(Written instruction): Give every line back verbatim, dropping all images.

(Material provided):

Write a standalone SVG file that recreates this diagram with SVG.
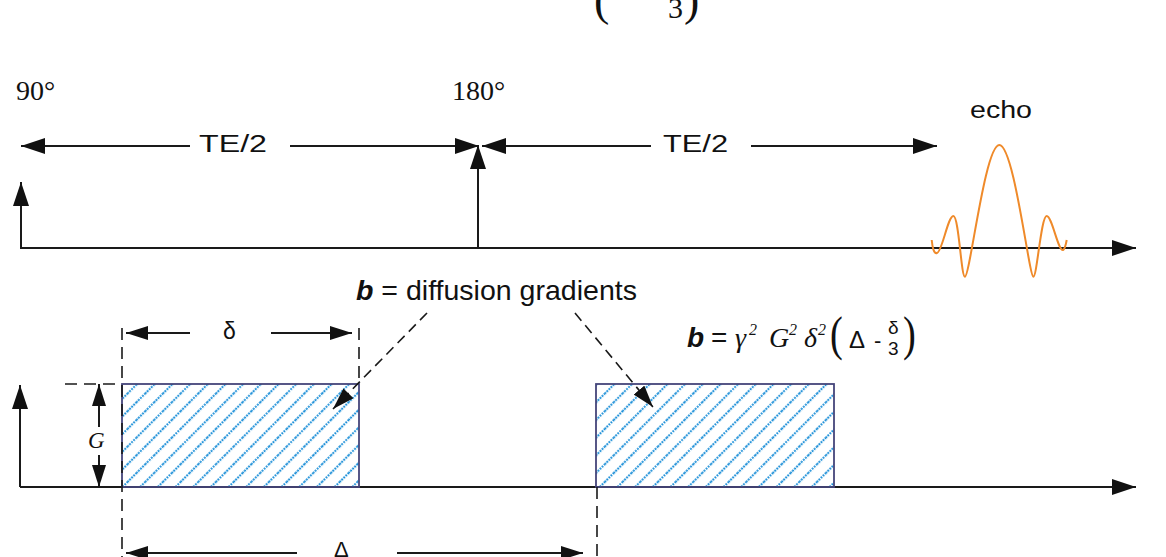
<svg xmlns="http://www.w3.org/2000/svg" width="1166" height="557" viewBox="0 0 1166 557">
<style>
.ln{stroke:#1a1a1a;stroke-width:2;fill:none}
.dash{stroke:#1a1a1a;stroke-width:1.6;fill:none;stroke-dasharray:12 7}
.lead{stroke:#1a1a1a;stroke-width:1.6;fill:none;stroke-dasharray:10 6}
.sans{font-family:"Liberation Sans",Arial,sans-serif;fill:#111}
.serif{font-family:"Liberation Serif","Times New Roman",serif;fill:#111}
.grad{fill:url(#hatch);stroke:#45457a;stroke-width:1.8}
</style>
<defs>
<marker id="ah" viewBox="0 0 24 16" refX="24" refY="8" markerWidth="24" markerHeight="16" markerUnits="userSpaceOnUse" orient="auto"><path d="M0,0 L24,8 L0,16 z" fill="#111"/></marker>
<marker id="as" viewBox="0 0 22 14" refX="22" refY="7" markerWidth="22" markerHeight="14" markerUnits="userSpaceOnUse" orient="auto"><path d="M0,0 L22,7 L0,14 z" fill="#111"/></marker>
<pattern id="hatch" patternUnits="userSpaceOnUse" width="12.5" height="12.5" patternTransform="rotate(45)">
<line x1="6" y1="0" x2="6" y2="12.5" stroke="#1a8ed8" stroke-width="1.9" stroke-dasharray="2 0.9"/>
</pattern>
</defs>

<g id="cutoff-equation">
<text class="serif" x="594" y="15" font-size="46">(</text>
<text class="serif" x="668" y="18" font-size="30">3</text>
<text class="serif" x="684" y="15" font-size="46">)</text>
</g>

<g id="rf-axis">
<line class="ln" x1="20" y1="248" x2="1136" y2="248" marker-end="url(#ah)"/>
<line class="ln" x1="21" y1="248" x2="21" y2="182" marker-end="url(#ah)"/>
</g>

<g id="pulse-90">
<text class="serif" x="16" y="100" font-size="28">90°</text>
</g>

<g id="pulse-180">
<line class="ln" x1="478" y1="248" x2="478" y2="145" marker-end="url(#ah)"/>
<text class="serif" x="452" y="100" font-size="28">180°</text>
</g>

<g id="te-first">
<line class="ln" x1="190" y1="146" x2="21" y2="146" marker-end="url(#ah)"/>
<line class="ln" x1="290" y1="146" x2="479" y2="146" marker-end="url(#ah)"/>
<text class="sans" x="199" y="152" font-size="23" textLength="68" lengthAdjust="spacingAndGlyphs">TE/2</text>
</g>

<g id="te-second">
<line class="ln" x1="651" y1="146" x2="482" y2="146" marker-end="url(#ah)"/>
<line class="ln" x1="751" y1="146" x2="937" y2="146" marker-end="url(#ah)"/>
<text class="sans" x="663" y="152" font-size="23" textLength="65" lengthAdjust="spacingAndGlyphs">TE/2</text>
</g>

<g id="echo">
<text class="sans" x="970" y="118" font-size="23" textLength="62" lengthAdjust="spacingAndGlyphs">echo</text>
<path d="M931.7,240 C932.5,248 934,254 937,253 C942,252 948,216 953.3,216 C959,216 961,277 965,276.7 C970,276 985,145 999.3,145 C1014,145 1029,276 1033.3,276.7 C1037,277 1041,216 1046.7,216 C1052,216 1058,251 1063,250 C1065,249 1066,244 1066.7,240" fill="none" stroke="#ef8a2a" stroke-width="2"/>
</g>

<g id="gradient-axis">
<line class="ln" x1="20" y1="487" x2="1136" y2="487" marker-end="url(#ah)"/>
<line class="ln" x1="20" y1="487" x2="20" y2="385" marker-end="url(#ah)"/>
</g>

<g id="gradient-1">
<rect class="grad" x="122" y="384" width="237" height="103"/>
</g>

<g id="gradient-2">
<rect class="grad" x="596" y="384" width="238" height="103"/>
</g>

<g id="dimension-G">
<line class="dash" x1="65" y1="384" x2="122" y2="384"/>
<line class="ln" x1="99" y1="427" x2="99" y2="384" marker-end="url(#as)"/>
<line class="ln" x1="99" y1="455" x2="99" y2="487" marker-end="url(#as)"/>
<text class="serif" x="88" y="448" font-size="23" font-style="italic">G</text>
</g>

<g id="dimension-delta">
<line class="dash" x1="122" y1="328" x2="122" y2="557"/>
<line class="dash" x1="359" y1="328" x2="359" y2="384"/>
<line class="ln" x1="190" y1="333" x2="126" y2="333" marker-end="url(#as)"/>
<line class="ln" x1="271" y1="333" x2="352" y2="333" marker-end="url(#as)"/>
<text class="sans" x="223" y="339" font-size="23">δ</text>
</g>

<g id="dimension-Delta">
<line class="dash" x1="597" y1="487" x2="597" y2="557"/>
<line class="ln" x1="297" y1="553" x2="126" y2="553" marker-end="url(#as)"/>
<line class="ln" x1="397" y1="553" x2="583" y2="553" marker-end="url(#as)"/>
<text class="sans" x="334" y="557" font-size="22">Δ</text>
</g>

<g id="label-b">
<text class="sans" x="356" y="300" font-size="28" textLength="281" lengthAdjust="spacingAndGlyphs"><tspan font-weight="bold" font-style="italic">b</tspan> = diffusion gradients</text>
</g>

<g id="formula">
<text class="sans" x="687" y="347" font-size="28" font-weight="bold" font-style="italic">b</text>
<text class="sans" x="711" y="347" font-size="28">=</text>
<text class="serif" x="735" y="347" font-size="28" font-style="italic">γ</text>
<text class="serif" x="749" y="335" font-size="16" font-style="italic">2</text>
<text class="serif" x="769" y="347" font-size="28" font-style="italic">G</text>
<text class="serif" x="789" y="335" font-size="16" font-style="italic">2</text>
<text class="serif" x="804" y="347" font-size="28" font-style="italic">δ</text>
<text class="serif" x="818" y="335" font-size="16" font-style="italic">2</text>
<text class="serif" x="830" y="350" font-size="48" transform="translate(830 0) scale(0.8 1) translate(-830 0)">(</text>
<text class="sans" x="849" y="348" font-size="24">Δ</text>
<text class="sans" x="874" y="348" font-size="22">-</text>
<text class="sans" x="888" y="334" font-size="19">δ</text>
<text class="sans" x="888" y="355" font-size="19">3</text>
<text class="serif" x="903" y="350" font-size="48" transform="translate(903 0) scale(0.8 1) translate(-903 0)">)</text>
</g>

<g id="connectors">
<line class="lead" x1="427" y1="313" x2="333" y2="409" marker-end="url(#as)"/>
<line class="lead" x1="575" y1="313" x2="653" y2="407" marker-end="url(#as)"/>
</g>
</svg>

(Reply to the task):
Write a standalone SVG file that recreates this diagram with SVG.
<svg xmlns="http://www.w3.org/2000/svg" width="1166" height="557" viewBox="0 0 1166 557">
<style>
.ln{stroke:#1a1a1a;stroke-width:2;fill:none}
.dash{stroke:#1a1a1a;stroke-width:1.6;fill:none;stroke-dasharray:12 7}
.lead{stroke:#1a1a1a;stroke-width:1.6;fill:none;stroke-dasharray:10 6}
.sans{font-family:"Liberation Sans",Arial,sans-serif;fill:#111}
.serif{font-family:"Liberation Serif","Times New Roman",serif;fill:#111}
.grad{fill:url(#hatch);stroke:#45457a;stroke-width:1.8}
</style>
<defs>
<marker id="ah" viewBox="0 0 24 16" refX="24" refY="8" markerWidth="24" markerHeight="16" markerUnits="userSpaceOnUse" orient="auto"><path d="M0,0 L24,8 L0,16 z" fill="#111"/></marker>
<marker id="as" viewBox="0 0 22 14" refX="22" refY="7" markerWidth="22" markerHeight="14" markerUnits="userSpaceOnUse" orient="auto"><path d="M0,0 L22,7 L0,14 z" fill="#111"/></marker>
<pattern id="hatch" patternUnits="userSpaceOnUse" width="12.5" height="12.5" patternTransform="rotate(45)">
<line x1="6" y1="0" x2="6" y2="12.5" stroke="#1a8ed8" stroke-width="1.9" stroke-dasharray="2 0.9"/>
</pattern>
</defs>

<g id="cutoff-equation">
<text class="serif" x="594" y="15" font-size="46">(</text>
<text class="serif" x="668" y="18" font-size="30">3</text>
<text class="serif" x="684" y="15" font-size="46">)</text>
</g>

<g id="rf-axis">
<line class="ln" x1="20" y1="248" x2="1136" y2="248" marker-end="url(#ah)"/>
<line class="ln" x1="21" y1="248" x2="21" y2="182" marker-end="url(#ah)"/>
</g>

<g id="pulse-90">
<text class="serif" x="16" y="100" font-size="28">90°</text>
</g>

<g id="pulse-180">
<line class="ln" x1="478" y1="248" x2="478" y2="145" marker-end="url(#ah)"/>
<text class="serif" x="452" y="100" font-size="28">180°</text>
</g>

<g id="te-first">
<line class="ln" x1="190" y1="146" x2="21" y2="146" marker-end="url(#ah)"/>
<line class="ln" x1="290" y1="146" x2="479" y2="146" marker-end="url(#ah)"/>
<text class="sans" x="199" y="152" font-size="23" textLength="68" lengthAdjust="spacingAndGlyphs">TE/2</text>
</g>

<g id="te-second">
<line class="ln" x1="651" y1="146" x2="482" y2="146" marker-end="url(#ah)"/>
<line class="ln" x1="751" y1="146" x2="937" y2="146" marker-end="url(#ah)"/>
<text class="sans" x="663" y="152" font-size="23" textLength="65" lengthAdjust="spacingAndGlyphs">TE/2</text>
</g>

<g id="echo">
<text class="sans" x="970" y="118" font-size="23" textLength="62" lengthAdjust="spacingAndGlyphs">echo</text>
<path d="M931.7,240 C932.5,248 934,254 937,253 C942,252 948,216 953.3,216 C959,216 961,277 965,276.7 C970,276 985,145 999.3,145 C1014,145 1029,276 1033.3,276.7 C1037,277 1041,216 1046.7,216 C1052,216 1058,251 1063,250 C1065,249 1066,244 1066.7,240" fill="none" stroke="#ef8a2a" stroke-width="2"/>
</g>

<g id="gradient-axis">
<line class="ln" x1="20" y1="487" x2="1136" y2="487" marker-end="url(#ah)"/>
<line class="ln" x1="20" y1="487" x2="20" y2="385" marker-end="url(#ah)"/>
</g>

<g id="gradient-1">
<rect class="grad" x="122" y="384" width="237" height="103"/>
</g>

<g id="gradient-2">
<rect class="grad" x="596" y="384" width="238" height="103"/>
</g>

<g id="dimension-G">
<line class="dash" x1="65" y1="384" x2="122" y2="384"/>
<line class="ln" x1="99" y1="427" x2="99" y2="384" marker-end="url(#as)"/>
<line class="ln" x1="99" y1="455" x2="99" y2="487" marker-end="url(#as)"/>
<text class="serif" x="88" y="448" font-size="23" font-style="italic">G</text>
</g>

<g id="dimension-delta">
<line class="dash" x1="122" y1="328" x2="122" y2="557"/>
<line class="dash" x1="359" y1="328" x2="359" y2="384"/>
<line class="ln" x1="190" y1="333" x2="126" y2="333" marker-end="url(#as)"/>
<line class="ln" x1="271" y1="333" x2="352" y2="333" marker-end="url(#as)"/>
<text class="sans" x="223" y="339" font-size="23">δ</text>
</g>

<g id="dimension-Delta">
<line class="dash" x1="597" y1="487" x2="597" y2="557"/>
<line class="ln" x1="297" y1="553" x2="126" y2="553" marker-end="url(#as)"/>
<line class="ln" x1="397" y1="553" x2="583" y2="553" marker-end="url(#as)"/>
<text class="sans" x="334" y="557" font-size="22">Δ</text>
</g>

<g id="label-b">
<text class="sans" x="356" y="300" font-size="28" textLength="281" lengthAdjust="spacingAndGlyphs"><tspan font-weight="bold" font-style="italic">b</tspan> = diffusion gradients</text>
</g>

<g id="formula">
<text class="sans" x="687" y="347" font-size="28" font-weight="bold" font-style="italic">b</text>
<text class="sans" x="711" y="347" font-size="28">=</text>
<text class="serif" x="735" y="347" font-size="28" font-style="italic">γ</text>
<text class="serif" x="749" y="335" font-size="16" font-style="italic">2</text>
<text class="serif" x="769" y="347" font-size="28" font-style="italic">G</text>
<text class="serif" x="789" y="335" font-size="16" font-style="italic">2</text>
<text class="serif" x="804" y="347" font-size="28" font-style="italic">δ</text>
<text class="serif" x="818" y="335" font-size="16" font-style="italic">2</text>
<text class="serif" x="830" y="350" font-size="48" transform="translate(830 0) scale(0.8 1) translate(-830 0)">(</text>
<text class="sans" x="849" y="348" font-size="24">Δ</text>
<text class="sans" x="874" y="348" font-size="22">-</text>
<text class="sans" x="888" y="334" font-size="19">δ</text>
<text class="sans" x="888" y="355" font-size="19">3</text>
<text class="serif" x="903" y="350" font-size="48" transform="translate(903 0) scale(0.8 1) translate(-903 0)">)</text>
</g>

<g id="connectors">
<line class="lead" x1="427" y1="313" x2="333" y2="409" marker-end="url(#as)"/>
<line class="lead" x1="575" y1="313" x2="653" y2="407" marker-end="url(#as)"/>
</g>
</svg>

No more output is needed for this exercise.